**Data shown**.

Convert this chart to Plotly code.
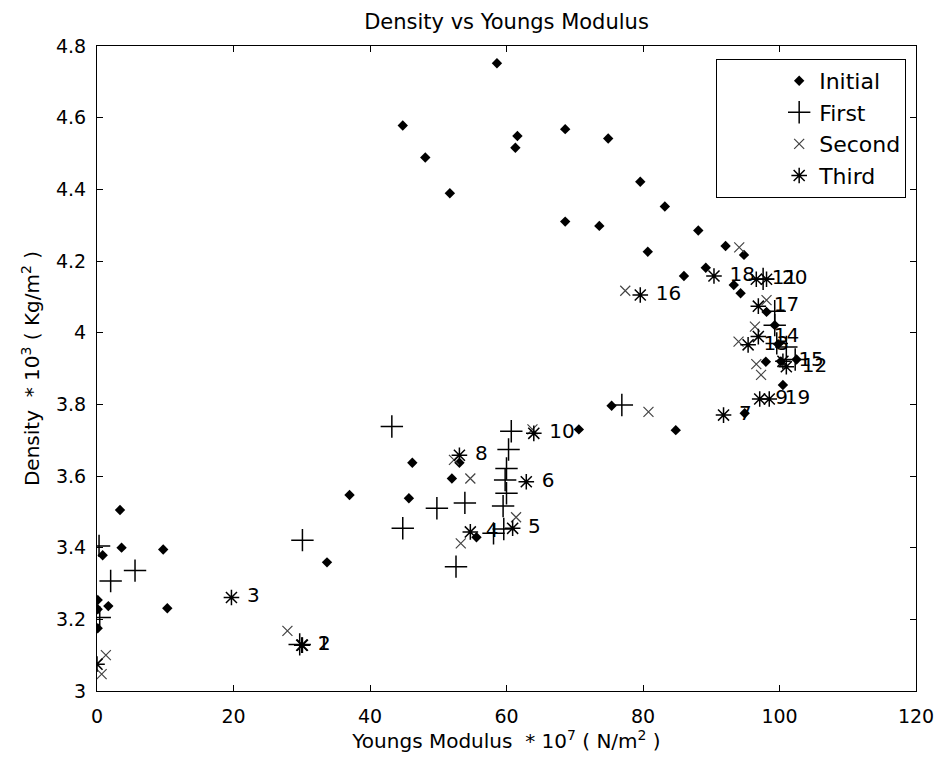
import plotly.graph_objects as go

# ---- data ----
initial_x = [58.6, 44.8, 48.1, 51.7, 61.6, 61.3, 68.6, 74.9, 79.6, 83.2, 68.6, 73.6,
             88.1, 92.1, 94.8, 80.7, 86.0, 89.2, 93.3, 94.3, 98.1, 99.3, 99.8, 100.2,
             102.5, 98.0, 100.5, 75.4, 84.8, 70.6, 94.9,
             46.2, 53.1, 52.0, 45.7, 55.6, 37.0, 33.7,
             3.37, 3.6, 0.83, 9.7, 1.66, 10.3, 0.1, 0.1, 0.1]
initial_y = [4.752, 4.578, 4.489, 4.389, 4.549, 4.516, 4.568, 4.542, 4.421, 4.352, 4.310, 4.298,
             4.285, 4.242, 4.217, 4.226, 4.158, 4.181, 4.133, 4.110, 4.058, 4.021, 3.968, 3.920,
             3.925, 3.919, 3.854, 3.796, 3.728, 3.730, 3.775,
             3.637, 3.637, 3.593, 3.538, 3.429, 3.547, 3.359,
             3.505, 3.400, 3.379, 3.395, 3.237, 3.231, 3.254, 3.228, 3.175]

first_x = [43.2, 60.7, 60.3, 60.0, 59.8, 60.0, 59.5, 49.8, 53.9, 44.8, 58.1, 59.6,
           52.6, 30.1, 5.57, 2.0, 0.4, 0.3, 29.7, 76.9,
           99.3, 99.3, 99.6, 101.0, 102.3, 97.6]
first_y = [3.738, 3.725, 3.674, 3.621, 3.589, 3.552, 3.516, 3.510, 3.525, 3.454, 3.440, 3.452,
           3.347, 3.421, 3.336, 3.307, 3.205, 3.405, 3.130, 3.798,
           4.060, 4.021, 3.970, 3.960, 3.925, 4.150]

second_x = [0.68, 1.3, 27.9, 53.3, 61.4, 54.7, 52.3, 63.8, 77.4, 80.8, 94.1, 98.1,
            96.4, 94.0, 96.6, 97.3]
second_y = [3.047, 3.100, 3.168, 3.412, 3.485, 3.593, 3.645, 3.730, 4.117, 3.779, 4.238, 4.091,
            4.017, 3.975, 3.912, 3.882]

third_labels = ["", "1", "2", "3", "4", "5", "6", "7", "8", "9", "10",
                "11", "12", "13", "14", "15", "16", "17", "18", "19", "20"]
third_x = [0.0, 30.0, 30.1, 19.7, 54.7, 60.9, 62.9, 91.8, 53.1, 97.1, 64.0,
           96.6, 101.0, 95.4, 96.9, 100.5, 79.6, 96.9, 90.4, 98.5, 98.1]
third_y = [3.075, 3.128, 3.128, 3.261, 3.444, 3.454, 3.584, 3.770, 3.658, 3.815, 3.719,
           4.149, 3.905, 3.966, 3.989, 3.920, 4.105, 4.074, 4.158, 3.815, 4.149]

x_ticks = [0, 20, 40, 60, 80, 100, 120]
y_ticks = [3, 3.2, 3.4, 3.6, 3.8, 4, 4.2, 4.4, 4.6, 4.8]
y_tick_text = ["3", "3.2", "3.4", "3.6", "3.8", "4", "4.2", "4.4", "4.6", "4.8"]

FONT = "DejaVu Sans"

fig = go.Figure()
fig.add_trace(go.Scatter(x=initial_x, y=initial_y, mode="markers", name="Initial",
                         marker=dict(symbol="diamond", size=8, color="black",
                                     line=dict(width=0))))
fig.add_trace(go.Scatter(x=first_x, y=first_y, mode="markers", name="First",
                         marker=dict(symbol="cross-thin-open", size=16, color="black",
                                     line=dict(width=1.5, color="black"))))
fig.add_trace(go.Scatter(x=second_x, y=second_y, mode="markers", name="Second",
                         marker=dict(symbol="x-thin-open", size=10, color="#444444",
                                     line=dict(width=1.2, color="#444444"))))
fig.add_trace(go.Scatter(x=third_x, y=third_y, mode="markers+text", name="Third",
                         text=[" " + t for t in third_labels], textposition="middle right",
                         textfont=dict(family=FONT, size=20, color="black"),
                         marker=dict(symbol="asterisk-open", size=13, color="black",
                                     line=dict(width=1.5, color="black"))))

axis_common = dict(showline=True, linecolor="black", linewidth=1, mirror="ticks",
                   ticks="inside", ticklen=6, tickcolor="black", tickwidth=1,
                   showgrid=False, zeroline=False,
                   tickfont=dict(family=FONT, size=19, color="black"))

fig.update_xaxes(range=[0, 120], tickvals=x_ticks, ticklabelstandoff=8,
                 title=dict(text="Youngs Modulus  * 10<sup>7</sup> ( N/m<sup>2</sup> )",
                            font=dict(family=FONT, size=20, color="black"), standoff=8),
                 **axis_common)
fig.update_yaxes(range=[3, 4.8], tickvals=y_ticks, ticktext=y_tick_text, ticklabelstandoff=6,
                 title=dict(text="Density  * 10<sup>3</sup> ( Kg/m<sup>2</sup> )",
                            font=dict(family=FONT, size=20, color="black"), standoff=10),
                 **axis_common)

fig.update_layout(
    width=939, height=769,
    margin=dict(l=97, r=23, t=46, b=78, autoexpand=False),
    plot_bgcolor="white", paper_bgcolor="white",
    font=dict(family=FONT, color="black"),
    title=dict(text="Density vs Youngs Modulus", x=0.5, xref="paper",
               y=1 - 22 / 769, yref="container", yanchor="middle",
               font=dict(family=FONT, size=21, color="black")),
    legend=dict(x=0.988, y=0.98, xanchor="right", yanchor="top",
                bordercolor="black", borderwidth=1, bgcolor="white",
                font=dict(family=FONT, size=22, color="black"),
                indentation=62),
    showlegend=True,
)

fig.write_html("out.html")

**Task brief**. Copy the listing over exactly, skipping the pictures it holds.

**Answer to the exercise**.
Convert this chart to Plotly code.
import plotly.graph_objects as go

# ---- data ----
initial_x = [58.6, 44.8, 48.1, 51.7, 61.6, 61.3, 68.6, 74.9, 79.6, 83.2, 68.6, 73.6,
             88.1, 92.1, 94.8, 80.7, 86.0, 89.2, 93.3, 94.3, 98.1, 99.3, 99.8, 100.2,
             102.5, 98.0, 100.5, 75.4, 84.8, 70.6, 94.9,
             46.2, 53.1, 52.0, 45.7, 55.6, 37.0, 33.7,
             3.37, 3.6, 0.83, 9.7, 1.66, 10.3, 0.1, 0.1, 0.1]
initial_y = [4.752, 4.578, 4.489, 4.389, 4.549, 4.516, 4.568, 4.542, 4.421, 4.352, 4.310, 4.298,
             4.285, 4.242, 4.217, 4.226, 4.158, 4.181, 4.133, 4.110, 4.058, 4.021, 3.968, 3.920,
             3.925, 3.919, 3.854, 3.796, 3.728, 3.730, 3.775,
             3.637, 3.637, 3.593, 3.538, 3.429, 3.547, 3.359,
             3.505, 3.400, 3.379, 3.395, 3.237, 3.231, 3.254, 3.228, 3.175]

first_x = [43.2, 60.7, 60.3, 60.0, 59.8, 60.0, 59.5, 49.8, 53.9, 44.8, 58.1, 59.6,
           52.6, 30.1, 5.57, 2.0, 0.4, 0.3, 29.7, 76.9,
           99.3, 99.3, 99.6, 101.0, 102.3, 97.6]
first_y = [3.738, 3.725, 3.674, 3.621, 3.589, 3.552, 3.516, 3.510, 3.525, 3.454, 3.440, 3.452,
           3.347, 3.421, 3.336, 3.307, 3.205, 3.405, 3.130, 3.798,
           4.060, 4.021, 3.970, 3.960, 3.925, 4.150]

second_x = [0.68, 1.3, 27.9, 53.3, 61.4, 54.7, 52.3, 63.8, 77.4, 80.8, 94.1, 98.1,
            96.4, 94.0, 96.6, 97.3]
second_y = [3.047, 3.100, 3.168, 3.412, 3.485, 3.593, 3.645, 3.730, 4.117, 3.779, 4.238, 4.091,
            4.017, 3.975, 3.912, 3.882]

third_labels = ["", "1", "2", "3", "4", "5", "6", "7", "8", "9", "10",
                "11", "12", "13", "14", "15", "16", "17", "18", "19", "20"]
third_x = [0.0, 30.0, 30.1, 19.7, 54.7, 60.9, 62.9, 91.8, 53.1, 97.1, 64.0,
           96.6, 101.0, 95.4, 96.9, 100.5, 79.6, 96.9, 90.4, 98.5, 98.1]
third_y = [3.075, 3.128, 3.128, 3.261, 3.444, 3.454, 3.584, 3.770, 3.658, 3.815, 3.719,
           4.149, 3.905, 3.966, 3.989, 3.920, 4.105, 4.074, 4.158, 3.815, 4.149]

x_ticks = [0, 20, 40, 60, 80, 100, 120]
y_ticks = [3, 3.2, 3.4, 3.6, 3.8, 4, 4.2, 4.4, 4.6, 4.8]
y_tick_text = ["3", "3.2", "3.4", "3.6", "3.8", "4", "4.2", "4.4", "4.6", "4.8"]

FONT = "DejaVu Sans"

fig = go.Figure()
fig.add_trace(go.Scatter(x=initial_x, y=initial_y, mode="markers", name="Initial",
                         marker=dict(symbol="diamond", size=8, color="black",
                                     line=dict(width=0))))
fig.add_trace(go.Scatter(x=first_x, y=first_y, mode="markers", name="First",
                         marker=dict(symbol="cross-thin-open", size=16, color="black",
                                     line=dict(width=1.5, color="black"))))
fig.add_trace(go.Scatter(x=second_x, y=second_y, mode="markers", name="Second",
                         marker=dict(symbol="x-thin-open", size=10, color="#444444",
                                     line=dict(width=1.2, color="#444444"))))
fig.add_trace(go.Scatter(x=third_x, y=third_y, mode="markers+text", name="Third",
                         text=[" " + t for t in third_labels], textposition="middle right",
                         textfont=dict(family=FONT, size=20, color="black"),
                         marker=dict(symbol="asterisk-open", size=13, color="black",
                                     line=dict(width=1.5, color="black"))))

axis_common = dict(showline=True, linecolor="black", linewidth=1, mirror="ticks",
                   ticks="inside", ticklen=6, tickcolor="black", tickwidth=1,
                   showgrid=False, zeroline=False,
                   tickfont=dict(family=FONT, size=19, color="black"))

fig.update_xaxes(range=[0, 120], tickvals=x_ticks, ticklabelstandoff=8,
                 title=dict(text="Youngs Modulus  * 10<sup>7</sup> ( N/m<sup>2</sup> )",
                            font=dict(family=FONT, size=20, color="black"), standoff=8),
                 **axis_common)
fig.update_yaxes(range=[3, 4.8], tickvals=y_ticks, ticktext=y_tick_text, ticklabelstandoff=6,
                 title=dict(text="Density  * 10<sup>3</sup> ( Kg/m<sup>2</sup> )",
                            font=dict(family=FONT, size=20, color="black"), standoff=10),
                 **axis_common)

fig.update_layout(
    width=939, height=769,
    margin=dict(l=97, r=23, t=46, b=78, autoexpand=False),
    plot_bgcolor="white", paper_bgcolor="white",
    font=dict(family=FONT, color="black"),
    title=dict(text="Density vs Youngs Modulus", x=0.5, xref="paper",
               y=1 - 22 / 769, yref="container", yanchor="middle",
               font=dict(family=FONT, size=21, color="black")),
    legend=dict(x=0.988, y=0.98, xanchor="right", yanchor="top",
                bordercolor="black", borderwidth=1, bgcolor="white",
                font=dict(family=FONT, size=22, color="black"),
                indentation=62),
    showlegend=True,
)

fig.write_html("out.html")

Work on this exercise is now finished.